Kevin Warsh has interesting opinions on monetary policy. His main criticism of the Fed is on how it cares about stock prices more than real economic growth. The Fed claims to alter policy based on changing data because it’s motto is to be ‘data dependent.’ However, this often becomes an excuse to make changes based on where the stock market is going. The term data dependent is vague, so if the market is down, the Fed can find a weak data point and use it justify dovish policy which supports the stock market. In an article in January 2017, Warsh evidences a time where the Fed seemed to act based on what the stock market wanted.

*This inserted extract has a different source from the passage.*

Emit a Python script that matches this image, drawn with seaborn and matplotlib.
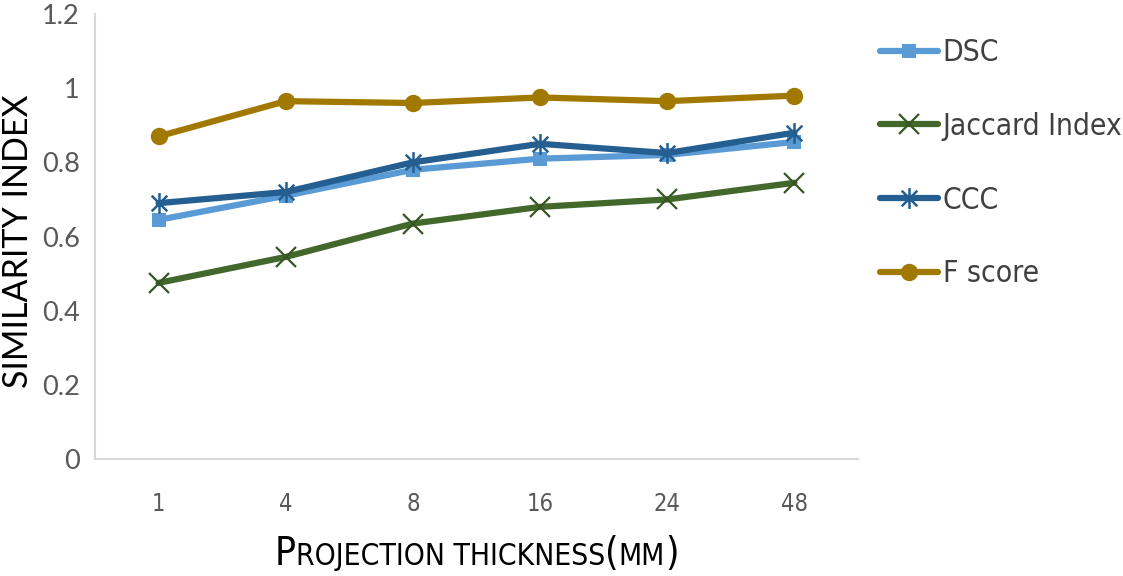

“A year ago around this time, the U.S. stock market fell about 10%. The Fed reacted precipitously, reversing its announced plan for 2016 of four quarter-point rate increases. But when prices rallied near the end of the year, the Fed decided it wouldn’t look good to let the moment pass without raising rates. It raised its key interest rate by a quarter point in December.”
The final point we’ll discuss in this article is Warsh’s viewpoint on the Fed’s 2% inflation target. He doesn’t think this is a good policy which is why he said,
“The Fed should establish an inflation objective of around 1% to 2%, with a band of acceptable outcomes. The current 2.0% inflation target offers false precision. According to the Fed’s preferred measure, inflation is running at 1.7%, only a few tenths below target. The difference to the right of the decimal point is too thin a reed alone to justify the current policy stance. It also undermines credibility to claim more knowledge than the data support.”
For the record, the whole concept of targeting inflation is ridiculous. Why target 2% when we can target 10%? If the concept fails to be applied to extremes that means there is hypocrisy in it, making it a flawed idea.
Inflation is rarely exactly 2.0% which is seen is the chart of core CPI and core PCE.
It’s notable that Warsh likes a 1%-2% inflation rate over a 2%-3% inflation rate. This makes him a hawk. With this logic, he would be raising rates because he would be ignoring the fact that the current inflation rate is below the 2% as it is in between 1% and 2%. Being a hawk could cost him the job as Fed chair because Trump prefers low rates.
Warsh has a good shot at being the next Fed chair because he has monetary policy experience, complimented Trump’s policies implicitly, and has a populist reformer flair to him. The only thing that can hurt him is that he leans hawkish. The stock market would selloff if he was picked since he criticizes the Fed for caring too much about the stock market. This could end up helping the real economy (in the long-term), but investors in stocks won’t be happy.